I have lost my most recent note of where in the Western Infirmary C. is to be found, now that she has been moved again from High Dependency, so I’ll have to phone our niece today. That will give me some idea of what to expect tomorrow. My husband and I move through our fairly strict daily routine in our usual elderly way, but every so often he says something which shews that his thoughts – probably even more than mine – are fixed in that currently unknown ward.
When my time comes, I wonder – this is really trivial and silly, but it’s what I’ve been thinking about – whether I will be able to recite memorised poetry to myself, when too weak to read and disinclined for my own thoughts. To that end, I have been reinforcing the little I memorised in youth, beginning with Act V Scene 5 of Macbeth. We made a recording of it in our English class during my final year at Asbury Park High School. I couldn’t have been involved, because no woman speaks. But I came away knowing it all, and have brought the memory back to near-word-perfect in the last few days.
It is an eventful scene – Macbeth is told that his wife is dead, delivers himself of “tomorrow and tomorrow and tomorrow”, and immediately thereafter is informed that Birnam wood is on its way to Dunsinane.
When I think I have got that back to a state of effortless recall, I’ll move on to Horace Odes II, 14. When I was a freshman at Oberlin, Mr Murphy bribed us with a whole extra 5 points on our final exam score if we would learn it and write it out for him. Wise man.
Knitting
Thank you for the information on interchangeable needles. I think I half-knew that small sizes didn’t work – which makes the bringing-out of an expensive lace set, in a case, rather odd. I was interested to learn from
the Japanese blogger that the needles in the lace set are much shorter than non-lace Addi Clicks. Sharon Miller prefers them like that – I’m not going to track down the reference – and will bend the end sections of an otherwise satisfactory circular quite radically to achieve it.
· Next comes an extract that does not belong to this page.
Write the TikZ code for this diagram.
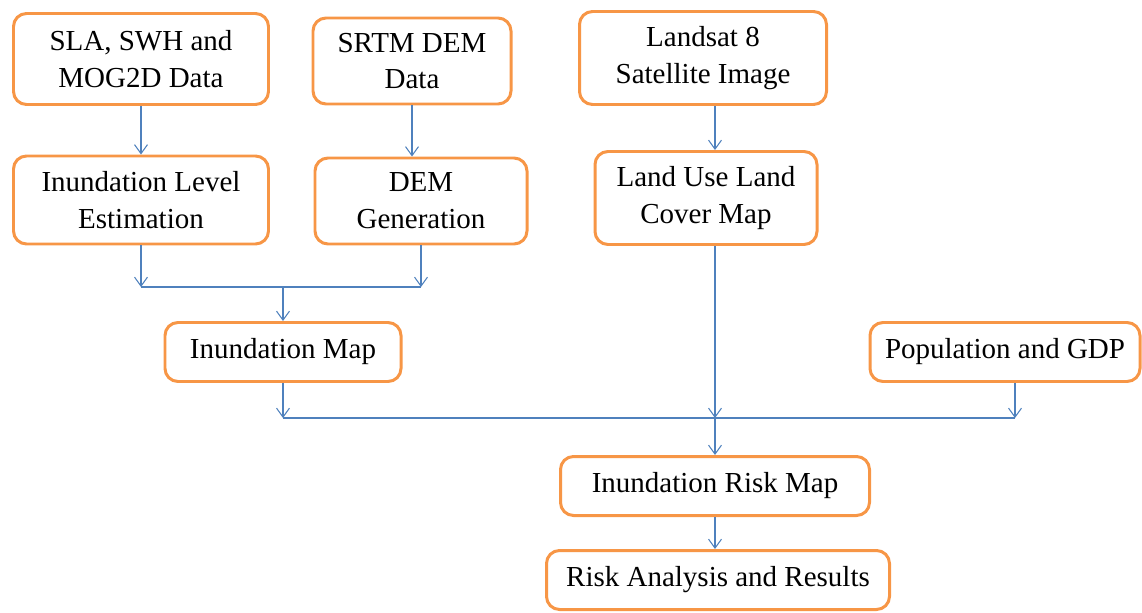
\documentclass[tikz,border=0pt]{standalone}
\usepackage{fontspec}
\setmainfont{Liberation Serif}
\newfontfamily\boxfont{Liberation Serif}
\usetikzlibrary{arrows.meta,positioning}
\definecolor{boxorange}{RGB}{247,150,70}
\definecolor{lineblue}{RGB}{79,129,189}
\tikzstyle{block} = [rectangle, draw=boxorange, line width=1.7pt, fill=white,
    align=center, rounded corners=0.26cm, inner sep=2pt,
    font=\boxfont\fontsize{16.5}{21}\selectfont]
\tikzstyle{line} = [draw=lineblue, line width=0.6pt,
    -{Straight Barb[length=1.8mm,width=2.6mm]}]
\tikzstyle{bus} = [draw=lineblue, line width=0.6pt]

\begin{document}
\begin{tikzpicture}
    \useasboundingbox (0,0) rectangle (22.84,-12.24);
    % Place nodes
    \node [block, minimum width=5.1cm, minimum height=1.82cm] at (2.82,-1.18) (sla) {SLA, SWH and\\MOG2D Data};
    \node [block, minimum width=3.96cm, minimum height=1.72cm] at (8.24,-1.22) (srtm) {SRTM DEM\\Data};
    \node [block, minimum width=4.94cm, minimum height=1.86cm] at (14.06,-1.16) (landsat) {Landsat 8\\Satellite Image};
    \node [block, minimum width=5.1cm, minimum height=1.76cm] at (2.82,-4.0) (inlev) {Inundation Level\\Estimation};
    \node [block, minimum width=4.24cm, minimum height=1.72cm] at (8.42,-4.02) (demgen) {DEM\\Generation};
    \node [block, minimum width=4.44cm, minimum height=1.86cm] at (14.12,-3.96) (lulc) {Land Use Land\\Cover Map};
    \node [block, minimum width=4.72cm, minimum height=1.18cm] at (5.66,-7.04) (inmap) {Inundation Map};
    \node [block, minimum width=5.4cm, minimum height=1.18cm] at (20.1,-7.04) (popgdp) {Population and GDP};
    \node [block, minimum width=6.18cm, minimum height=1.18cm] at (14.30,-9.72) (risk) {Inundation Risk Map};
    \node [block, minimum width=6.86cm, minimum height=1.18cm] at (14.36,-11.6) (results) {Risk Analysis and Results};
    \coordinate (bus1) at (0,-5.74);
    \coordinate (bus2) at (0,-8.36);
    % Draw edges
    \path [line] (sla.south) -- (sla.south |- inlev.north);
    \path [line] (srtm.south) -- (srtm.south |- demgen.north);
    \path [line] (landsat.south -| risk.north) -- (lulc.north -| risk.north);
    \path [line] (inlev.south) -- (inlev.south |- bus1);
    \path [line] (demgen.south) -- (demgen.south |- bus1);
    \path [bus] (inlev.south |- bus1) -- (demgen.south |- bus1);
    \path [line] (inmap.north |- bus1) -- (inmap.north);
    \path [line] (inmap.south) -- (inmap.south |- bus2);
    \path [line] (lulc.south -| risk.north) -- (risk.north |- bus2);
    \path [line] ([xshift=0.2cm]popgdp.south) -- ([xshift=0.2cm]popgdp.south |- bus2);
    \path [bus] (inmap.south |- bus2) -- ([xshift=0.2cm]popgdp.south |- bus2);
    \path [line] (risk.north |- bus2) -- (risk.north);
    \path [line] (risk.south) -- (risk.south |- results.north);
\end{tikzpicture}
\end{document}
I will have a look at St*rmore’s Fair Isle, Tamar. If you and I were free to walk the streets of Perth today, I would show you the spot where once was the LYS which claimed to have been the first to import coloured Shetland yarns to the mainland. When I knew them, in the ‘60’s, they still sold leaflets like this – alas, undated.


As the handwritten note says, I knit the second one for James when he looked more like the model than he does now. The shop was able to supply the yarns as specified, a miracle I took for granted. I have made a note within that one needs only one ounce of No. 68, Rust, not two as the pattern claims.
I was afraid they wouldn’t like it if I bought in one fell swoop one each of the entire set of patterns– why on earth not? but such are the follies that youth fastens upon us. So I used to buy one every time I went in. I can still remember the thrill of horror and my sharp cry, the day I discovered that the shop was gone. My husband said I mustn’t behave like that in the public streets. I think we had stopped for sustenance on a wintry journey from Leicester to Strathardle, and had had a Chinese somewhere nearby on South Methven Street. I remember that it was dark.
As for my current knitting, I plodded onwards with the scarf yesterday.

I think I can safely say that I’ve passed the half-way point. It now measures 4’ 3”, but the essential measurement is that I am more than half-way through the third ball (of five) of Cocoon. I mean to go on until the last stopping-point before the yarn is used up. I think the-longer-the-better, for this one.